• DIRECTIVE
Retype exactly the lines from the first one through the line with "import * as", including both ends; skip any pictures.

• DATA SECTION
>>>

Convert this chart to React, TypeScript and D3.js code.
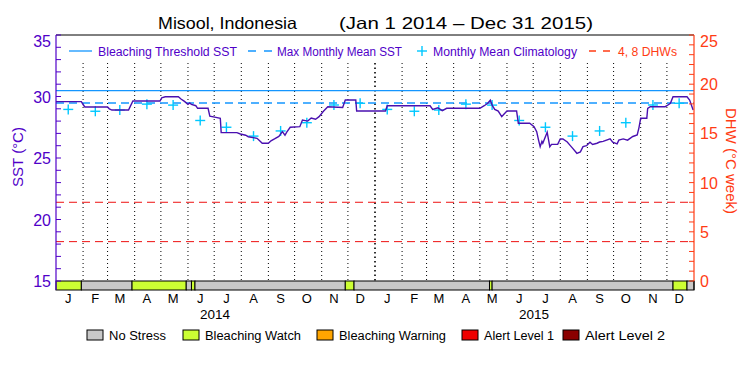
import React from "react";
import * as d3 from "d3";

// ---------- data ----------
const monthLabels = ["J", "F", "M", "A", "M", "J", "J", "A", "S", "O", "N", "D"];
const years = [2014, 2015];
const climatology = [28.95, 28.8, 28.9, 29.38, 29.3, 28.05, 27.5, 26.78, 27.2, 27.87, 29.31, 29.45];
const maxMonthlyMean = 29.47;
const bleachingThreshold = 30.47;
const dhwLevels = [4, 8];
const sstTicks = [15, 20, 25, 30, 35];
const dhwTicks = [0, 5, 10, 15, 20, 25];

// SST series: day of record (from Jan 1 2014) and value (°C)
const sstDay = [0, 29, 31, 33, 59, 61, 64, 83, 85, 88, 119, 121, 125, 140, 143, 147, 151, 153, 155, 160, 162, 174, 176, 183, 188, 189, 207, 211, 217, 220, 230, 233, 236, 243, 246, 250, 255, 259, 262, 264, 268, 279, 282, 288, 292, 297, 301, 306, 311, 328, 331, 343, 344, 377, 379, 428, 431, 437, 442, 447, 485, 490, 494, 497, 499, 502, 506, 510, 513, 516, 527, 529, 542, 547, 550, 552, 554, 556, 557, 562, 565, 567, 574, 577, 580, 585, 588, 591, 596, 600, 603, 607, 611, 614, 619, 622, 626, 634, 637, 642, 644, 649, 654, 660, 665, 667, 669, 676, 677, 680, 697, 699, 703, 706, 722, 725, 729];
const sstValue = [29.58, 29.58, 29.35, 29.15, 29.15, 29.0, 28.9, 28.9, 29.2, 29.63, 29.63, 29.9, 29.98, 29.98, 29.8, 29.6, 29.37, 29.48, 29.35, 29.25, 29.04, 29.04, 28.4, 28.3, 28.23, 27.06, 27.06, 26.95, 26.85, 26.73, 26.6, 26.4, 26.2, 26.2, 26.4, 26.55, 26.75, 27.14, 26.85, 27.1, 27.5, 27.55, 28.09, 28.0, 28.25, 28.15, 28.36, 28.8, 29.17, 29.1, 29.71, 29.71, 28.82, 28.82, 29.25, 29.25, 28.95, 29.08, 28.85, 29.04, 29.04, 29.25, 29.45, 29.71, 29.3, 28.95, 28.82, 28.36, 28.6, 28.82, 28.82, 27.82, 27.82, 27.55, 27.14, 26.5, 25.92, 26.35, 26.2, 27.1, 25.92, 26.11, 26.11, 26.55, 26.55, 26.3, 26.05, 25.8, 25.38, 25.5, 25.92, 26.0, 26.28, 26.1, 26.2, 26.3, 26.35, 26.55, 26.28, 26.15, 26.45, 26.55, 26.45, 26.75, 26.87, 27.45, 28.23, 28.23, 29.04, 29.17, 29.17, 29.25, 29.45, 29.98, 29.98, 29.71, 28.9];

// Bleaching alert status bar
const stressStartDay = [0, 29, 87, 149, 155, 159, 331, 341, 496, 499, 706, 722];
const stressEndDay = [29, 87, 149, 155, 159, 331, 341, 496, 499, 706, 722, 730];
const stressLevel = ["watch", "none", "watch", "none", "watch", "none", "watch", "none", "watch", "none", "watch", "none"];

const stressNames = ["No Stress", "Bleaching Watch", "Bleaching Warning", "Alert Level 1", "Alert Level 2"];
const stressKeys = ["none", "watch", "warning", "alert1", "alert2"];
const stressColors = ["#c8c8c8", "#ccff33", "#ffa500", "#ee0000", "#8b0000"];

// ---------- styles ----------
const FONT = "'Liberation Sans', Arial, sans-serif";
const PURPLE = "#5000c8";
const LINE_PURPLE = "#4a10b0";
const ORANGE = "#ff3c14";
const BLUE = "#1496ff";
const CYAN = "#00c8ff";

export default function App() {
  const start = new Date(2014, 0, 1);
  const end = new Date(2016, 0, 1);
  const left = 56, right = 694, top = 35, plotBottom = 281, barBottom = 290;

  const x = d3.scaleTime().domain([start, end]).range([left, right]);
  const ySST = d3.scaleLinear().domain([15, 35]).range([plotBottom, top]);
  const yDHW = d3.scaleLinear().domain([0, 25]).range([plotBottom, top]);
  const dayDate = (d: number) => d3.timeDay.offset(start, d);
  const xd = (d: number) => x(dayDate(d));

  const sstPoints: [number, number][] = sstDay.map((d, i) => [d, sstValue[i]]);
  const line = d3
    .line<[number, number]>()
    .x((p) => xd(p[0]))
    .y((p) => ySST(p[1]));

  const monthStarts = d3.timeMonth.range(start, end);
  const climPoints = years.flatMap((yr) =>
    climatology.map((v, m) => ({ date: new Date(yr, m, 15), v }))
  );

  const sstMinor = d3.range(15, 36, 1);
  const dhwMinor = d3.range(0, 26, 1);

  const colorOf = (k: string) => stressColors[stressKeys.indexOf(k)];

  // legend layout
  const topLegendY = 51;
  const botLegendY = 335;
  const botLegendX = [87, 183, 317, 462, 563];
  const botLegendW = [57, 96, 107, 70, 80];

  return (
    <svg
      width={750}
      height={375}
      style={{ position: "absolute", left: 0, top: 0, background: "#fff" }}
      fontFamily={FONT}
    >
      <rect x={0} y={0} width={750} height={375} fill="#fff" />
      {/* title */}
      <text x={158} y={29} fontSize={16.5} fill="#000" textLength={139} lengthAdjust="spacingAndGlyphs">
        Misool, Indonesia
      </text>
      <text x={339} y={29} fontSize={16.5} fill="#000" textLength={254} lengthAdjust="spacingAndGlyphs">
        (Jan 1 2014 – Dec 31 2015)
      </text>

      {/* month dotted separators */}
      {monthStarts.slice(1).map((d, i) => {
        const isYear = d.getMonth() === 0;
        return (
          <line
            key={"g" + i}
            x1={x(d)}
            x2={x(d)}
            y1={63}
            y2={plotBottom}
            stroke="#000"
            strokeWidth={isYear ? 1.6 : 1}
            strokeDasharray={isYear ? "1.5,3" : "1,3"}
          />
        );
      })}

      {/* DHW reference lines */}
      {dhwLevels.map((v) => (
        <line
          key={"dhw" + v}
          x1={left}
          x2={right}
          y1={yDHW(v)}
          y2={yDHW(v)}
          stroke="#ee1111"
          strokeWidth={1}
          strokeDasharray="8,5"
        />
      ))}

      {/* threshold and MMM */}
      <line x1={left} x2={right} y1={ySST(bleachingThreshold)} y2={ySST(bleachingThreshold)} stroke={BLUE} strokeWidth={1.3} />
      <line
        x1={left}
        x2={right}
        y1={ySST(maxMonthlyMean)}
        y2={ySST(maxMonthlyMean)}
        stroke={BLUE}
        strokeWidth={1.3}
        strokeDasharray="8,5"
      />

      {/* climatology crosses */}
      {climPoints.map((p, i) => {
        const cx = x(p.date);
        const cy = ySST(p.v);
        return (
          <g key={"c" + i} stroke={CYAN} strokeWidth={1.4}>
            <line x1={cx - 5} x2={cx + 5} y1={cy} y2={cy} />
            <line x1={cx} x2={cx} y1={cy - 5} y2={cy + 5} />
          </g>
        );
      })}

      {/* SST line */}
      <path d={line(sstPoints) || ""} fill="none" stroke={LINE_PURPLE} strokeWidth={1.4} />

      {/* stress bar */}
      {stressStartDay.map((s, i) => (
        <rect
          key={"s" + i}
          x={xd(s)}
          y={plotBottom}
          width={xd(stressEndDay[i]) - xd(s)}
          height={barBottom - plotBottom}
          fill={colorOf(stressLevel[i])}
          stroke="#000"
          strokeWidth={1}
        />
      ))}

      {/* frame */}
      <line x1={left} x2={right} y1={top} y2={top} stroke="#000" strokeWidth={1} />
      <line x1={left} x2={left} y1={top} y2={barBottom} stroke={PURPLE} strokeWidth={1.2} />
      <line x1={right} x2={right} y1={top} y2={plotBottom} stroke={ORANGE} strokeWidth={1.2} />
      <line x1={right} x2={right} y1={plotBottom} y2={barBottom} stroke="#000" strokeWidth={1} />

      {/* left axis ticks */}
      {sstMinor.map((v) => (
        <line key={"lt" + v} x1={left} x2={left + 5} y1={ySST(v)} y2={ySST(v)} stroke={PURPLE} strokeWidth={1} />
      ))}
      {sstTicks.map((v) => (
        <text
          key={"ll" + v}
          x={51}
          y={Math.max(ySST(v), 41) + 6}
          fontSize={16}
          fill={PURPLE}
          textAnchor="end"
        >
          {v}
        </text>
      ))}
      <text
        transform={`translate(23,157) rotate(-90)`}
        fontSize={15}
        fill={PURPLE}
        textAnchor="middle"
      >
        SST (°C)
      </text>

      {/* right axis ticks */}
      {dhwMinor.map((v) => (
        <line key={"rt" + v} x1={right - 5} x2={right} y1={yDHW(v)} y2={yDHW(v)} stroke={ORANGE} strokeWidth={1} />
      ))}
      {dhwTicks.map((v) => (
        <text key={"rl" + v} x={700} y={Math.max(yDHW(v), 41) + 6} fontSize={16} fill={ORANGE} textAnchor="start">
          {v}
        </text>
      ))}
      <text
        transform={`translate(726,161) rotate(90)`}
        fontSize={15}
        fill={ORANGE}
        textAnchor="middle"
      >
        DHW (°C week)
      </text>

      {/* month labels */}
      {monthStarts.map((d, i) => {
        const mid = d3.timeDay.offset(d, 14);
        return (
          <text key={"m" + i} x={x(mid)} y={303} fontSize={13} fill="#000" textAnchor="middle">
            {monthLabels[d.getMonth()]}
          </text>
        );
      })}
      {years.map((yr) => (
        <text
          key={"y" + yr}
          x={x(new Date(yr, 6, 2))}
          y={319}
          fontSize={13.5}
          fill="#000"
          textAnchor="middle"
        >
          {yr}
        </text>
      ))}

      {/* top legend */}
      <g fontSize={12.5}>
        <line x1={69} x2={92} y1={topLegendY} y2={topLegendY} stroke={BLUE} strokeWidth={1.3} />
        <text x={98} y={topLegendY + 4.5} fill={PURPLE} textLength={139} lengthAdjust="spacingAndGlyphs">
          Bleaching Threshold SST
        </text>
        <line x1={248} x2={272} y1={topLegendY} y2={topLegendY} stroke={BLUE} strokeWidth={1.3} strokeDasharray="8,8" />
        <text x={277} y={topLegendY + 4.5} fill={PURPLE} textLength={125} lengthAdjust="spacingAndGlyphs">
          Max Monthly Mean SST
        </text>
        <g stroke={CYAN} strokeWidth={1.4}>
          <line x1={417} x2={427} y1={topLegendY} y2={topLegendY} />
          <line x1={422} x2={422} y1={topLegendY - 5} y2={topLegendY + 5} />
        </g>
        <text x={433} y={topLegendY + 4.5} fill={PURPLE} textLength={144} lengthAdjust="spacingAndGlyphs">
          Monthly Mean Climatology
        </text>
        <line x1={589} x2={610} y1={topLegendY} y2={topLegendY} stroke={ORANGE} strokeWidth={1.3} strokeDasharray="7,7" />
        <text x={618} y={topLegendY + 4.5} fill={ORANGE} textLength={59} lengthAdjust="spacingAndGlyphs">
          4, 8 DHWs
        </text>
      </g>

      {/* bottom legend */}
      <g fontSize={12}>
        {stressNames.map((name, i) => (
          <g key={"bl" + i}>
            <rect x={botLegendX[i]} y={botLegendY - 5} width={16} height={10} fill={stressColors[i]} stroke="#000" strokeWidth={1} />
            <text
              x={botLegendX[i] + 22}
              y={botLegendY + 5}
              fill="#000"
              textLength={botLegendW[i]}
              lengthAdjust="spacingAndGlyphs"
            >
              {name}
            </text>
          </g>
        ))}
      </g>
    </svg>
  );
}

<<<

• TASK RESULT
Convert this chart to React, TypeScript and D3.js code.
import React from "react";
import * as d3 from "d3";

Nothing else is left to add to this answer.